I put down a few guidelines that I want to follow:

  • One core idea per post. This comes naturally since a post should be an idea or an opinion condensed in a small space. The hard part is sticking to the topic and not letting the discourse go in multiple directions. Having a short amount of time will also force me to keep my ideas small — I always tend to think too big.
  • Be concise. This is more about the form than the content. People don’t have an infinite amount of time to spend reading a random post, so the more I can condense information while keeping a good rhythm, the better the result will be. A good technique is to quickly write a raw draft first, then do the polishing later, cutting the unnecessary and rewriting the parts that are unclear.
  • Keep it mine. I believe that good writing is personal, bad writing is anonymous. There are no rules for good or bad writing on a blog, but the posts I appreciate more are the ones that give a perspective, an opinion, or more in general that tell a personal story. A personal blog should be a diary, a conversation with the reader. So in my posts I will put my real thoughts, not trying to be fair or even right.

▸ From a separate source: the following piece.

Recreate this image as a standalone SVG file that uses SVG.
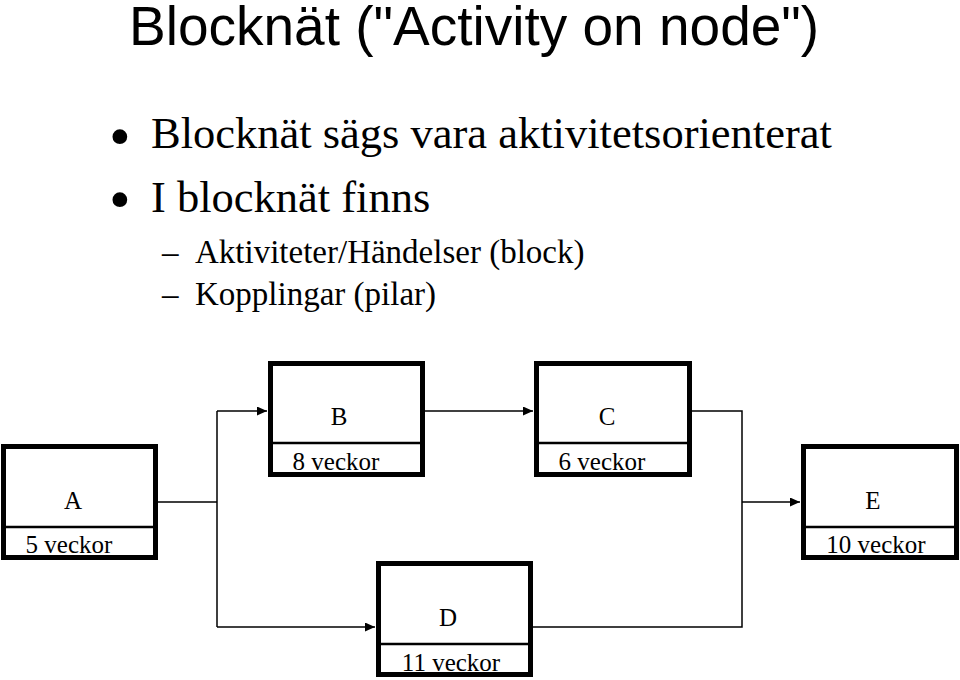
<svg xmlns="http://www.w3.org/2000/svg" width="960" height="680" viewBox="0 0 960 680">
<style>
.title{font-family:"Liberation Sans",Arial,sans-serif;font-size:55px;fill:#000}
.b1{font-family:"Liberation Serif","Times New Roman",serif;font-size:44.5px;fill:#000}
.bul{font-family:"Liberation Serif","Times New Roman",serif;font-size:62px;fill:#000}
.b2{font-family:"Liberation Serif","Times New Roman",serif;font-size:33px;fill:#000}
.lbl{font-family:"Liberation Serif","Times New Roman",serif;font-size:25px;fill:#000;text-anchor:middle}
.box{fill:#fff;stroke:#000;stroke-width:5}
.div{stroke:#000;stroke-width:2.5}
.con{fill:none;stroke:#000;stroke-width:1.5}
</style>
<defs>
<marker id="ah" markerUnits="userSpaceOnUse" markerWidth="11" markerHeight="9" refX="10" refY="4.5" orient="auto">
<path d="M0,0 L10,4.5 L0,9 z" fill="#000"/>
</marker>
</defs>
<rect width="960" height="680" fill="#fff"/>
<text class="title" x="129" y="45">Blocknät ("Activity on node")</text>
<text class="bul" x="109" y="157">•</text>
<text class="b1" x="151" y="148">Blocknät sägs vara aktivitetsorienterat</text>
<text class="bul" x="109" y="220">•</text>
<text class="b1" x="151" y="212">I blocknät finns</text>
<text class="b2" x="162" y="263">–</text>
<text class="b2" x="195" y="263">Aktiviteter/Händelser (block)</text>
<text class="b2" x="162" y="305">–</text>
<text class="b2" x="195" y="305">Kopplingar (pilar)</text>
<g id="connectors">
<path class="con" d="M158,502 H217 M217,411 V627"/>
<path class="con" d="M217,411 H267" marker-end="url(#ah)"/>
<path class="con" d="M217,627 H375" marker-end="url(#ah)"/>
<path class="con" d="M425,411 H533" marker-end="url(#ah)"/>
<path class="con" d="M692,411 H742 V627 H533"/>
<path class="con" d="M742,502 H800" marker-end="url(#ah)"/>
</g>
<g id="node-A">
<rect class="box" x="3.5" y="446.5" width="152" height="111"/>
<line class="div" x1="6" y1="527" x2="153" y2="527"/>
<text class="lbl" x="73" y="509">A</text>
<text class="lbl" x="69" y="553">5 veckor</text>
</g>
<g id="node-B">
<rect class="box" x="270.5" y="363.5" width="152" height="111"/>
<line class="div" x1="273" y1="443" x2="420" y2="443"/>
<text class="lbl" x="339" y="425">B</text>
<text class="lbl" x="336" y="470">8 veckor</text>
</g>
<g id="node-C">
<rect class="box" x="536.5" y="363.5" width="153" height="111"/>
<line class="div" x1="539" y1="443" x2="687" y2="443"/>
<text class="lbl" x="607" y="425">C</text>
<text class="lbl" x="602" y="470">6 veckor</text>
</g>
<g id="node-D">
<rect class="box" x="378.5" y="563.5" width="152" height="111"/>
<line class="div" x1="381" y1="644" x2="528" y2="644"/>
<text class="lbl" x="448" y="626">D</text>
<text class="lbl" x="451" y="671">11 veckor</text>
</g>
<g id="node-E">
<rect class="box" x="803.5" y="446.5" width="153" height="111"/>
<line class="div" x1="806" y1="527" x2="954" y2="527"/>
<text class="lbl" x="873" y="509">E</text>
<text class="lbl" x="876" y="553">10 veckor</text>
</g>
</svg>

  • Write manually. This should be obvious, otherwise why put so much effort in it? Recent algorithms can put together a decent post and with a few tweaks I bet it can resemble something written by a human. We live in a strange time where machine-generated content is sprawling all over the web, with or without humans behind it. I see generated articles, generated comments on social media, generated images and code all over the place. I don’t like it and I don’t want to collaborate. Writing is like a muscle, it needs proper constant training to grow. Keeping a blog is a gym for the modern writer, so write it manually or don’t write it at all. Writing is one of the most effective ways to organise your thoughts in a cohesive way. Paraphrasing Paul Graham, if you delegate this process entirely to the machine, not only you never learn how to write, but you lose one of the best ways that helps you think better.
  • Be positive. To write angry rants, complain that everything is shit, that we deserve better without taking any action, it’s easy. It really is. But it has consequences. Look at how overexposure to media generates stress and anxiety in people and fuel anger and depression. The hard task here is to write interesting content using a positive attitude. I don’t like the forced optimism culture, too often delivered with large smiles, because I don’t feel it’s authentic, I don’t feel it really comes from a genuine place, but from the stakes involved or ideology. Instead, I like genuine positive thinking, which comes from putting content into the world with the intention of making it a little more interesting, useful, or thoughtful than before.

Enough rambling about blogging for today. A new article is already boiling. Wish me luck.